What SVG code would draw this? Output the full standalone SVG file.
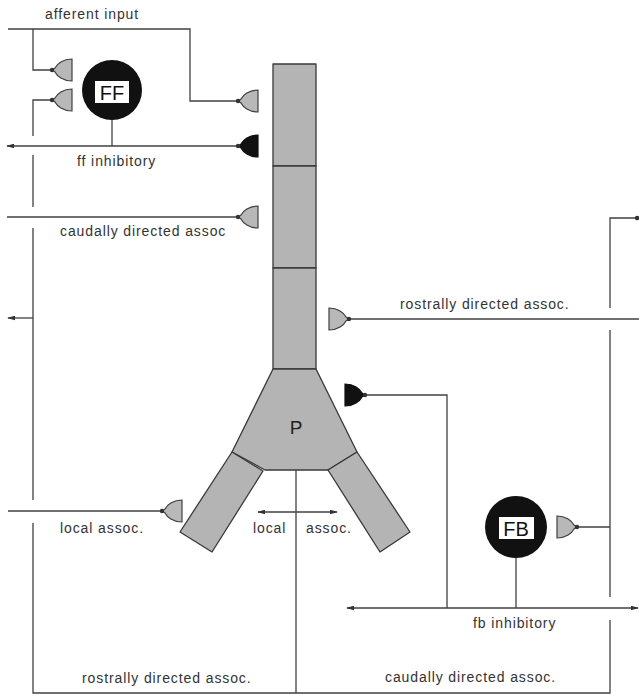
<svg xmlns="http://www.w3.org/2000/svg" xmlns:xlink="http://www.w3.org/1999/xlink" width="639" height="696" viewBox="0 0 639 696">
<style>
.bg{fill:#ffffff}
.ln{fill:none;stroke:#404040;stroke-width:1.3}
.cell{fill:#b4b4b4;stroke:#383838;stroke-width:1.3;stroke-linejoin:round}
.syn{fill:#b8b8b8;stroke:#404040;stroke-width:1.2}
.inh{fill:#111111;stroke:#111111;stroke-width:1.2}
.lbl{font-family:"Liberation Sans",Arial,sans-serif;font-size:14px;letter-spacing:0.9px;fill:#333333}
.big{font-family:"Liberation Sans",Arial,sans-serif;font-size:20px;fill:#111111}
.nc{fill:#111111}
.box{fill:#ffffff}
</style>
<defs>
<g id="syn">
<path d="M0,-11 L0,11 C-9,11 -15,6 -17,2 L-20,0 L-17,-2 C-15,-6 -9,-11 0,-11 Z"/>
<circle cx="-20" cy="0" r="2.2" stroke="none" fill="#333"/>
</g>
<marker id="arr" viewBox="0 0 10 6" refX="9" refY="3" markerWidth="8" markerHeight="5" markerUnits="userSpaceOnUse" orient="auto">
<path d="M0,0 L10,3 L0,6 Z" fill="#333"/>
</marker>
</defs>
<rect class="bg" x="0" y="0" width="639" height="696"/>

<g id="neuron-P">
<rect class="cell" x="273" y="64" width="43" height="102"/>
<rect class="cell" x="273" y="166" width="43" height="102"/>
<rect class="cell" x="273" y="268" width="43" height="101"/>
<polygon class="cell" points="273,369 316,369 357,452 328,470 265,470 232,452"/>
<polygon class="cell" points="232,452 263,471 212,552 180,532"/>
<polygon class="cell" points="357,452 328,470 380,552 410,532"/>
<text x="296" y="434" text-anchor="middle" font-family="Liberation Sans, Arial, sans-serif" font-size="19" fill="#222">P</text>
</g>

<g id="node-FF">
<circle class="nc" cx="112" cy="90" r="30"/>
<rect class="box" x="95" y="81" width="34" height="22"/>
<text class="big" x="112" y="100" text-anchor="middle">FF</text>
</g>

<g id="node-FB">
<circle class="nc" cx="516" cy="527" r="31"/>
<rect class="box" x="499" y="517" width="35" height="22"/>
<text class="big" x="516" y="536" text-anchor="middle">FB</text>
</g>

<g id="connectors">
<!-- afferent input -->
<polyline class="ln" points="8,29 190,29 190,101 238,101"/>
<polyline class="ln" points="33,29 33,70 50,70"/>
<!-- left long loop (rostrally directed assoc.) -->
<polyline class="ln" points="50,100 33,100 33,136"/>
<line class="ln" x1="33" y1="155" x2="33" y2="207"/>
<line class="ln" x1="33" y1="228" x2="33" y2="500"/>
<polyline class="ln" points="33,523 33,693 610,693 610,620"/>
<line class="ln" x1="33" y1="318" x2="8" y2="318" marker-end="url(#arr)"/>
<!-- P axon -->
<line class="ln" x1="296" y1="470" x2="296" y2="693"/>
<!-- ff inhibitory -->
<line class="ln" x1="112" y1="120" x2="112" y2="146"/>
<line class="ln" x1="238" y1="146" x2="7" y2="146" marker-end="url(#arr)"/>
<!-- caudally directed assoc (top) -->
<line class="ln" x1="7" y1="217" x2="238" y2="217"/>
<!-- local assoc -->
<line class="ln" x1="8" y1="511" x2="162" y2="511"/>
<line class="ln" x1="296" y1="512" x2="258" y2="512" marker-end="url(#arr)"/>
<line class="ln" x1="296" y1="512" x2="337" y2="512" marker-end="url(#arr)"/>
<!-- right loop -->
<line class="ln" x1="639" y1="319" x2="349" y2="319"/>
<polyline class="ln" points="639,218 610,218 610,308"/>
<line class="ln" x1="610" y1="330" x2="610" y2="597"/>
<line class="ln" x1="610" y1="527" x2="577" y2="527"/>
<!-- fb inhibitory -->
<polyline class="ln" points="365,395 447,395 447,608"/>
<line class="ln" x1="516" y1="558" x2="516" y2="608"/>
<line class="ln" x1="447" y1="608" x2="347" y2="608" marker-end="url(#arr)"/>
<line class="ln" x1="447" y1="608" x2="638" y2="608" marker-end="url(#arr)"/>
</g>

<g id="synapses">
<use xlink:href="#syn" class="syn" transform="translate(72,70)"/>
<use xlink:href="#syn" class="syn" transform="translate(72,100)"/>
<use xlink:href="#syn" class="syn" transform="translate(258,101)"/>
<use xlink:href="#syn" class="inh" transform="translate(258,146)"/>
<use xlink:href="#syn" class="syn" transform="translate(258,217)"/>
<use xlink:href="#syn" class="syn" transform="translate(182,511)"/>
<use xlink:href="#syn" class="syn" transform="translate(329,319) scale(-1,1)"/>
<use xlink:href="#syn" class="inh" transform="translate(345,395) scale(-1,1)"/>
<use xlink:href="#syn" class="syn" transform="translate(557,527) scale(-1,1)"/>
<use xlink:href="#syn" class="syn" transform="translate(657,218)"/>
</g>

<g id="labels">
<text class="lbl" x="45" y="19">afferent input</text>
<text class="lbl" x="77" y="166">ff inhibitory</text>
<text class="lbl" x="60" y="236">caudally directed assoc</text>
<text class="lbl" x="400" y="309">rostrally directed assoc.</text>
<text class="lbl" x="60" y="533">local assoc.</text>
<text class="lbl" x="253" y="533">local</text>
<text class="lbl" x="306" y="533">assoc.</text>
<text class="lbl" x="473" y="628">fb inhibitory</text>
<text class="lbl" x="82" y="683">rostrally directed assoc.</text>
<text class="lbl" x="385" y="682">caudally directed assoc.</text>
</g>
</svg>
■ ■ ■ ■ ■ ■ ■
▶ _REQUIRED WORK_
Your copy of the data should match it exactly, except that pictures are left out.

▶ _REPLY TO THE EXERCISE_
What SVG code would draw this? Output the full standalone SVG file.
<svg xmlns="http://www.w3.org/2000/svg" xmlns:xlink="http://www.w3.org/1999/xlink" width="639" height="696" viewBox="0 0 639 696">
<style>
.bg{fill:#ffffff}
.ln{fill:none;stroke:#404040;stroke-width:1.3}
.cell{fill:#b4b4b4;stroke:#383838;stroke-width:1.3;stroke-linejoin:round}
.syn{fill:#b8b8b8;stroke:#404040;stroke-width:1.2}
.inh{fill:#111111;stroke:#111111;stroke-width:1.2}
.lbl{font-family:"Liberation Sans",Arial,sans-serif;font-size:14px;letter-spacing:0.9px;fill:#333333}
.big{font-family:"Liberation Sans",Arial,sans-serif;font-size:20px;fill:#111111}
.nc{fill:#111111}
.box{fill:#ffffff}
</style>
<defs>
<g id="syn">
<path d="M0,-11 L0,11 C-9,11 -15,6 -17,2 L-20,0 L-17,-2 C-15,-6 -9,-11 0,-11 Z"/>
<circle cx="-20" cy="0" r="2.2" stroke="none" fill="#333"/>
</g>
<marker id="arr" viewBox="0 0 10 6" refX="9" refY="3" markerWidth="8" markerHeight="5" markerUnits="userSpaceOnUse" orient="auto">
<path d="M0,0 L10,3 L0,6 Z" fill="#333"/>
</marker>
</defs>
<rect class="bg" x="0" y="0" width="639" height="696"/>

<g id="neuron-P">
<rect class="cell" x="273" y="64" width="43" height="102"/>
<rect class="cell" x="273" y="166" width="43" height="102"/>
<rect class="cell" x="273" y="268" width="43" height="101"/>
<polygon class="cell" points="273,369 316,369 357,452 328,470 265,470 232,452"/>
<polygon class="cell" points="232,452 263,471 212,552 180,532"/>
<polygon class="cell" points="357,452 328,470 380,552 410,532"/>
<text x="296" y="434" text-anchor="middle" font-family="Liberation Sans, Arial, sans-serif" font-size="19" fill="#222">P</text>
</g>

<g id="node-FF">
<circle class="nc" cx="112" cy="90" r="30"/>
<rect class="box" x="95" y="81" width="34" height="22"/>
<text class="big" x="112" y="100" text-anchor="middle">FF</text>
</g>

<g id="node-FB">
<circle class="nc" cx="516" cy="527" r="31"/>
<rect class="box" x="499" y="517" width="35" height="22"/>
<text class="big" x="516" y="536" text-anchor="middle">FB</text>
</g>

<g id="connectors">
<!-- afferent input -->
<polyline class="ln" points="8,29 190,29 190,101 238,101"/>
<polyline class="ln" points="33,29 33,70 50,70"/>
<!-- left long loop (rostrally directed assoc.) -->
<polyline class="ln" points="50,100 33,100 33,136"/>
<line class="ln" x1="33" y1="155" x2="33" y2="207"/>
<line class="ln" x1="33" y1="228" x2="33" y2="500"/>
<polyline class="ln" points="33,523 33,693 610,693 610,620"/>
<line class="ln" x1="33" y1="318" x2="8" y2="318" marker-end="url(#arr)"/>
<!-- P axon -->
<line class="ln" x1="296" y1="470" x2="296" y2="693"/>
<!-- ff inhibitory -->
<line class="ln" x1="112" y1="120" x2="112" y2="146"/>
<line class="ln" x1="238" y1="146" x2="7" y2="146" marker-end="url(#arr)"/>
<!-- caudally directed assoc (top) -->
<line class="ln" x1="7" y1="217" x2="238" y2="217"/>
<!-- local assoc -->
<line class="ln" x1="8" y1="511" x2="162" y2="511"/>
<line class="ln" x1="296" y1="512" x2="258" y2="512" marker-end="url(#arr)"/>
<line class="ln" x1="296" y1="512" x2="337" y2="512" marker-end="url(#arr)"/>
<!-- right loop -->
<line class="ln" x1="639" y1="319" x2="349" y2="319"/>
<polyline class="ln" points="639,218 610,218 610,308"/>
<line class="ln" x1="610" y1="330" x2="610" y2="597"/>
<line class="ln" x1="610" y1="527" x2="577" y2="527"/>
<!-- fb inhibitory -->
<polyline class="ln" points="365,395 447,395 447,608"/>
<line class="ln" x1="516" y1="558" x2="516" y2="608"/>
<line class="ln" x1="447" y1="608" x2="347" y2="608" marker-end="url(#arr)"/>
<line class="ln" x1="447" y1="608" x2="638" y2="608" marker-end="url(#arr)"/>
</g>

<g id="synapses">
<use xlink:href="#syn" class="syn" transform="translate(72,70)"/>
<use xlink:href="#syn" class="syn" transform="translate(72,100)"/>
<use xlink:href="#syn" class="syn" transform="translate(258,101)"/>
<use xlink:href="#syn" class="inh" transform="translate(258,146)"/>
<use xlink:href="#syn" class="syn" transform="translate(258,217)"/>
<use xlink:href="#syn" class="syn" transform="translate(182,511)"/>
<use xlink:href="#syn" class="syn" transform="translate(329,319) scale(-1,1)"/>
<use xlink:href="#syn" class="inh" transform="translate(345,395) scale(-1,1)"/>
<use xlink:href="#syn" class="syn" transform="translate(557,527) scale(-1,1)"/>
<use xlink:href="#syn" class="syn" transform="translate(657,218)"/>
</g>

<g id="labels">
<text class="lbl" x="45" y="19">afferent input</text>
<text class="lbl" x="77" y="166">ff inhibitory</text>
<text class="lbl" x="60" y="236">caudally directed assoc</text>
<text class="lbl" x="400" y="309">rostrally directed assoc.</text>
<text class="lbl" x="60" y="533">local assoc.</text>
<text class="lbl" x="253" y="533">local</text>
<text class="lbl" x="306" y="533">assoc.</text>
<text class="lbl" x="473" y="628">fb inhibitory</text>
<text class="lbl" x="82" y="683">rostrally directed assoc.</text>
<text class="lbl" x="385" y="682">caudally directed assoc.</text>
</g>
</svg>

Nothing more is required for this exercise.